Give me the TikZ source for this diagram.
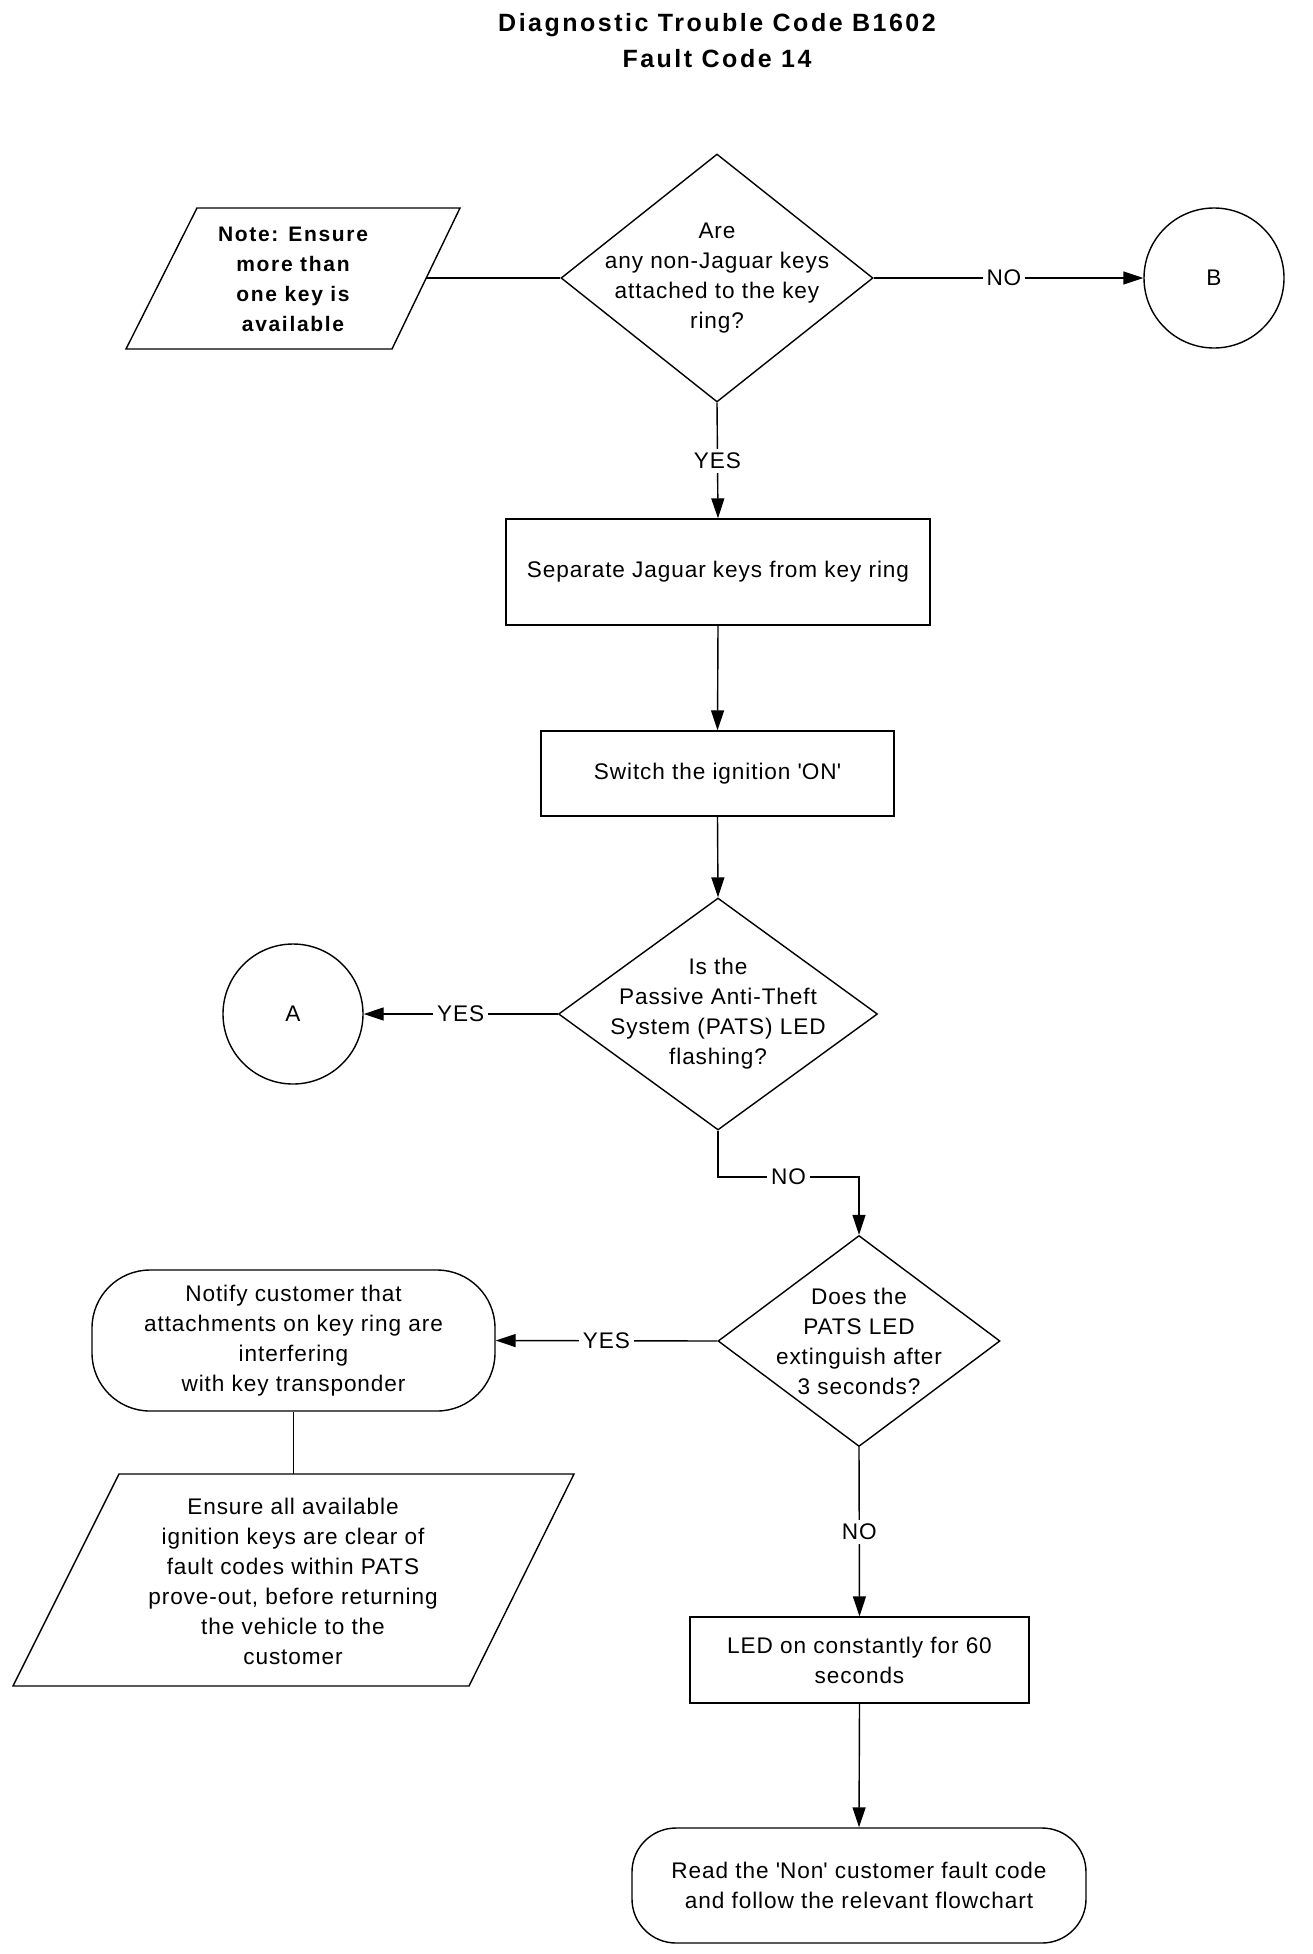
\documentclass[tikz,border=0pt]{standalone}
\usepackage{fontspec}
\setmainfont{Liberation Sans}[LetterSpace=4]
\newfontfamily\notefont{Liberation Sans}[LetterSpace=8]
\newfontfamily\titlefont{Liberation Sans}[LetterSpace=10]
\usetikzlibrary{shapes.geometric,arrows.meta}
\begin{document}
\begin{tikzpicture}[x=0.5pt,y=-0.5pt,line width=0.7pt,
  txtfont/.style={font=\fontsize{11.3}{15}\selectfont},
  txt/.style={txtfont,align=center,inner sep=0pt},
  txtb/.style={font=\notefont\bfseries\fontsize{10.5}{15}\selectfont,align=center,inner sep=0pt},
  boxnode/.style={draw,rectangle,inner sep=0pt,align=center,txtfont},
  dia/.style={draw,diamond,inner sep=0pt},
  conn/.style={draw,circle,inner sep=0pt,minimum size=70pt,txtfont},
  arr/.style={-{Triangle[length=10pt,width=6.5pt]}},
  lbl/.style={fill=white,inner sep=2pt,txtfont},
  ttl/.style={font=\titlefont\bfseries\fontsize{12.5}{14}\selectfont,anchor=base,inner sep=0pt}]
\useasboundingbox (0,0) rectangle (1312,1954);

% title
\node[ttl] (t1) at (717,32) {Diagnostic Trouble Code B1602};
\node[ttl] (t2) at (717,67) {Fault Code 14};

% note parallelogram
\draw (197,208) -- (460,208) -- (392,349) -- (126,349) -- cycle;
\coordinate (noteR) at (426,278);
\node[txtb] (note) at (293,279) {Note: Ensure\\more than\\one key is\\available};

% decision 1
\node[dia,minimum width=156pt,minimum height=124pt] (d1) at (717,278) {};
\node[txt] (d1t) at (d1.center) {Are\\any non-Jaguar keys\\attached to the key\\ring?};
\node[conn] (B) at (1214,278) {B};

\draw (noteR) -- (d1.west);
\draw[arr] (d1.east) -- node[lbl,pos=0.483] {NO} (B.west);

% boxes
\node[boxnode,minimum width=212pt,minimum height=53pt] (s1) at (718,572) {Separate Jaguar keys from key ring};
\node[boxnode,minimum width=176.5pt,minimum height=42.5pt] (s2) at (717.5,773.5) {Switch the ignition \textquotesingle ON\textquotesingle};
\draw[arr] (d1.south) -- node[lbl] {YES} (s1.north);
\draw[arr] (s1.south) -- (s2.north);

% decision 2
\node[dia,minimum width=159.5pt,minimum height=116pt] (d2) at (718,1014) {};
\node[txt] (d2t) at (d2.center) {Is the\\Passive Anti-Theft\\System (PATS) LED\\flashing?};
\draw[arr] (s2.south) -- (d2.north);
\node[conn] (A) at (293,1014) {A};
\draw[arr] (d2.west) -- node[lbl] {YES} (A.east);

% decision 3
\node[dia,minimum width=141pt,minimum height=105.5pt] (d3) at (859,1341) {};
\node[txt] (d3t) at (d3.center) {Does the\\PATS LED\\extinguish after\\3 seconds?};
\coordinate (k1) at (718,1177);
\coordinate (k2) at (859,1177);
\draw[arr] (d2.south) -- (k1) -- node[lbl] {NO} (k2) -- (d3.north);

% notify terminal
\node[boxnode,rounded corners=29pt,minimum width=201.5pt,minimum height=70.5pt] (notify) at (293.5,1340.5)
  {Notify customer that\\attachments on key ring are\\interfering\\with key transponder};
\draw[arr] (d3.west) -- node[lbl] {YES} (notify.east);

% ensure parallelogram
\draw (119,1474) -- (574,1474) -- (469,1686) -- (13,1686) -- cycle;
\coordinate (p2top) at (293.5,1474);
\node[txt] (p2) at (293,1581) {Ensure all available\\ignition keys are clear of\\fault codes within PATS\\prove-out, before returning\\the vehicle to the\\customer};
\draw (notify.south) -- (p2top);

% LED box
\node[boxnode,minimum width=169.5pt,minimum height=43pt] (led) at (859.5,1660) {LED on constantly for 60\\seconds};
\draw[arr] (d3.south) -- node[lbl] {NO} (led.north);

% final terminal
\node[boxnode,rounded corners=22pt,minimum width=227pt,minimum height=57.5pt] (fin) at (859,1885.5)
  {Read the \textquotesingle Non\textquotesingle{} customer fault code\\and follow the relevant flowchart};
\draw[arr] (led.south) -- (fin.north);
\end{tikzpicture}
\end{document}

━━━━━━━━━━━━━━━━

## What needs to be done
Reproduce the material above verbatim; omit every picture.

## Response below
Give me the TikZ source for this diagram.
\documentclass[tikz,border=0pt]{standalone}
\usepackage{fontspec}
\setmainfont{Liberation Sans}[LetterSpace=4]
\newfontfamily\notefont{Liberation Sans}[LetterSpace=8]
\newfontfamily\titlefont{Liberation Sans}[LetterSpace=10]
\usetikzlibrary{shapes.geometric,arrows.meta}
\begin{document}
\begin{tikzpicture}[x=0.5pt,y=-0.5pt,line width=0.7pt,
  txtfont/.style={font=\fontsize{11.3}{15}\selectfont},
  txt/.style={txtfont,align=center,inner sep=0pt},
  txtb/.style={font=\notefont\bfseries\fontsize{10.5}{15}\selectfont,align=center,inner sep=0pt},
  boxnode/.style={draw,rectangle,inner sep=0pt,align=center,txtfont},
  dia/.style={draw,diamond,inner sep=0pt},
  conn/.style={draw,circle,inner sep=0pt,minimum size=70pt,txtfont},
  arr/.style={-{Triangle[length=10pt,width=6.5pt]}},
  lbl/.style={fill=white,inner sep=2pt,txtfont},
  ttl/.style={font=\titlefont\bfseries\fontsize{12.5}{14}\selectfont,anchor=base,inner sep=0pt}]
\useasboundingbox (0,0) rectangle (1312,1954);

% title
\node[ttl] (t1) at (717,32) {Diagnostic Trouble Code B1602};
\node[ttl] (t2) at (717,67) {Fault Code 14};

% note parallelogram
\draw (197,208) -- (460,208) -- (392,349) -- (126,349) -- cycle;
\coordinate (noteR) at (426,278);
\node[txtb] (note) at (293,279) {Note: Ensure\\more than\\one key is\\available};

% decision 1
\node[dia,minimum width=156pt,minimum height=124pt] (d1) at (717,278) {};
\node[txt] (d1t) at (d1.center) {Are\\any non-Jaguar keys\\attached to the key\\ring?};
\node[conn] (B) at (1214,278) {B};

\draw (noteR) -- (d1.west);
\draw[arr] (d1.east) -- node[lbl,pos=0.483] {NO} (B.west);

% boxes
\node[boxnode,minimum width=212pt,minimum height=53pt] (s1) at (718,572) {Separate Jaguar keys from key ring};
\node[boxnode,minimum width=176.5pt,minimum height=42.5pt] (s2) at (717.5,773.5) {Switch the ignition \textquotesingle ON\textquotesingle};
\draw[arr] (d1.south) -- node[lbl] {YES} (s1.north);
\draw[arr] (s1.south) -- (s2.north);

% decision 2
\node[dia,minimum width=159.5pt,minimum height=116pt] (d2) at (718,1014) {};
\node[txt] (d2t) at (d2.center) {Is the\\Passive Anti-Theft\\System (PATS) LED\\flashing?};
\draw[arr] (s2.south) -- (d2.north);
\node[conn] (A) at (293,1014) {A};
\draw[arr] (d2.west) -- node[lbl] {YES} (A.east);

% decision 3
\node[dia,minimum width=141pt,minimum height=105.5pt] (d3) at (859,1341) {};
\node[txt] (d3t) at (d3.center) {Does the\\PATS LED\\extinguish after\\3 seconds?};
\coordinate (k1) at (718,1177);
\coordinate (k2) at (859,1177);
\draw[arr] (d2.south) -- (k1) -- node[lbl] {NO} (k2) -- (d3.north);

% notify terminal
\node[boxnode,rounded corners=29pt,minimum width=201.5pt,minimum height=70.5pt] (notify) at (293.5,1340.5)
  {Notify customer that\\attachments on key ring are\\interfering\\with key transponder};
\draw[arr] (d3.west) -- node[lbl] {YES} (notify.east);

% ensure parallelogram
\draw (119,1474) -- (574,1474) -- (469,1686) -- (13,1686) -- cycle;
\coordinate (p2top) at (293.5,1474);
\node[txt] (p2) at (293,1581) {Ensure all available\\ignition keys are clear of\\fault codes within PATS\\prove-out, before returning\\the vehicle to the\\customer};
\draw (notify.south) -- (p2top);

% LED box
\node[boxnode,minimum width=169.5pt,minimum height=43pt] (led) at (859.5,1660) {LED on constantly for 60\\seconds};
\draw[arr] (d3.south) -- node[lbl] {NO} (led.north);

% final terminal
\node[boxnode,rounded corners=22pt,minimum width=227pt,minimum height=57.5pt] (fin) at (859,1885.5)
  {Read the \textquotesingle Non\textquotesingle{} customer fault code\\and follow the relevant flowchart};
\draw[arr] (led.south) -- (fin.north);
\end{tikzpicture}
\end{document}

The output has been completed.